▶ **DATA EXTRACT**:
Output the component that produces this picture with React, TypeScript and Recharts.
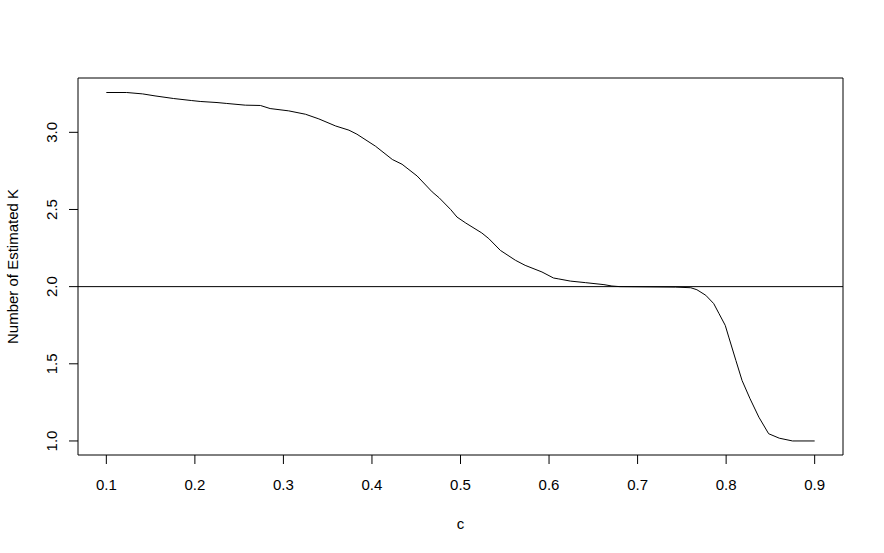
import { LineChart, Line, XAxis, YAxis, ReferenceLine, ReferenceArea, Label } from 'recharts';

// c values and estimated K
const cValues = [
  0.1, 0.123, 0.141, 0.155, 0.176, 0.196, 0.206, 0.225, 0.236, 0.257, 0.274, 0.285, 0.306, 0.325,
  0.34, 0.359, 0.374, 0.383, 0.404, 0.423, 0.434, 0.451, 0.468, 0.476, 0.489, 0.496, 0.506, 0.524,
  0.532, 0.545, 0.562, 0.573, 0.592, 0.605, 0.611, 0.624, 0.641, 0.662, 0.671, 0.68, 0.743, 0.76,
  0.767, 0.777, 0.786, 0.792, 0.799, 0.803, 0.811, 0.818, 0.827, 0.837, 0.848, 0.86, 0.875, 0.9,
];
const kValues = [
  3.258, 3.258, 3.249, 3.236, 3.219, 3.206, 3.2, 3.193, 3.187, 3.176, 3.174, 3.154, 3.139, 3.117,
  3.087, 3.041, 3.014, 2.988, 2.91, 2.824, 2.793, 2.717, 2.614, 2.575, 2.499, 2.451, 2.412, 2.348,
  2.311, 2.235, 2.171, 2.138, 2.095, 2.056, 2.05, 2.036, 2.026, 2.013, 2.004, 2.0, 1.997, 1.993,
  1.98, 1.944, 1.89, 1.825, 1.749, 1.673, 1.522, 1.392, 1.274, 1.154, 1.047, 1.018, 1.0, 1.0,
];
const xTicks = [0.1, 0.2, 0.3, 0.4, 0.5, 0.6, 0.7, 0.8, 0.9];
const yTicks = [1.0, 1.5, 2.0, 2.5, 3.0];

const X_MIN = 0.068;
const X_MAX = 0.932;
const Y_MIN = 0.909;
const Y_MAX = 3.352;

const FONT = '"Liberation Sans", Arial, sans-serif';
const FS = 15;

const data = cValues.map((c, i) => ({ c, k: kValues[i] }));

function XTick({ x, payload }: any) {
  return (
    <text x={x} y={490} textAnchor="middle" fontSize={FS} fontFamily={FONT} fill="#000">
      {payload.value.toFixed(1)}
    </text>
  );
}

function YTick({ y, payload }: any) {
  return (
    <text
      x={57}
      y={y}
      transform={`rotate(-90, 57, ${y})`}
      textAnchor="middle"
      fontSize={FS}
      fontFamily={FONT}
      fill="#000"
    >
      {payload.value.toFixed(1)}
    </text>
  );
}

export default function App() {
  return (
    <div style={{ position: 'fixed', left: 0, top: 0, width: 884, height: 553, background: '#fff' }}>
      <LineChart width={884} height={553} data={data} margin={{ top: 78, right: 41, bottom: 0, left: 0 }}>
        <XAxis
          dataKey="c"
          type="number"
          domain={[X_MIN, X_MAX]}
          ticks={xTicks}
          allowDataOverflow
          height={98}
          axisLine={false}
          tickLine={{ stroke: '#000' }}
          tickSize={9}
          tick={<XTick />}
        >
          <Label value="c" position="insideBottom" offset={24} fontSize={FS} fontFamily={FONT} fill="#000" />
        </XAxis>
        <YAxis
          type="number"
          domain={[Y_MIN, Y_MAX]}
          ticks={yTicks}
          allowDataOverflow
          width={78}
          axisLine={false}
          tickLine={{ stroke: '#000' }}
          tickSize={9}
          tick={<YTick />}
        >
          <Label
            value="Number of Estimated K"
            angle={-90}
            position="insideLeft"
            offset={13}
            fontSize={FS}
            fontFamily={FONT}
            fill="#000"
            style={{ textAnchor: 'middle' }}
          />
        </YAxis>
        <ReferenceArea x1={X_MIN} x2={X_MAX} y1={Y_MIN} y2={Y_MAX} fill="none" stroke="#000" strokeWidth={1} />
        <ReferenceLine y={2} stroke="#000" strokeWidth={1} />
        <Line
          type="linear"
          dataKey="k"
          stroke="#000"
          strokeWidth={1}
          dot={false}
          isAnimationActive={false}
        />
      </LineChart>
    </div>
  );
}
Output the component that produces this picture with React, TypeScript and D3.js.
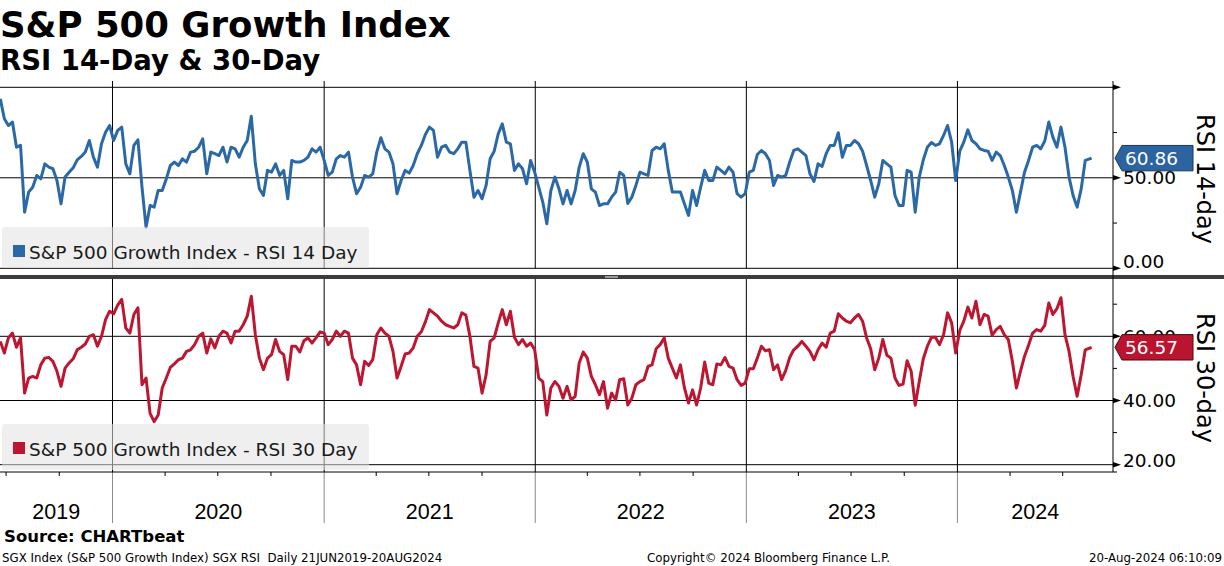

▶ **TASK TO COMPLETE**:
Scan the material for lines with the word "this", and copy each line you find.

▶ **EXERCISE RESPONSE**:
Output the component that produces this picture with React, TypeScript and Recharts.
Output the component that produces this picture with React, TypeScript and D3.js.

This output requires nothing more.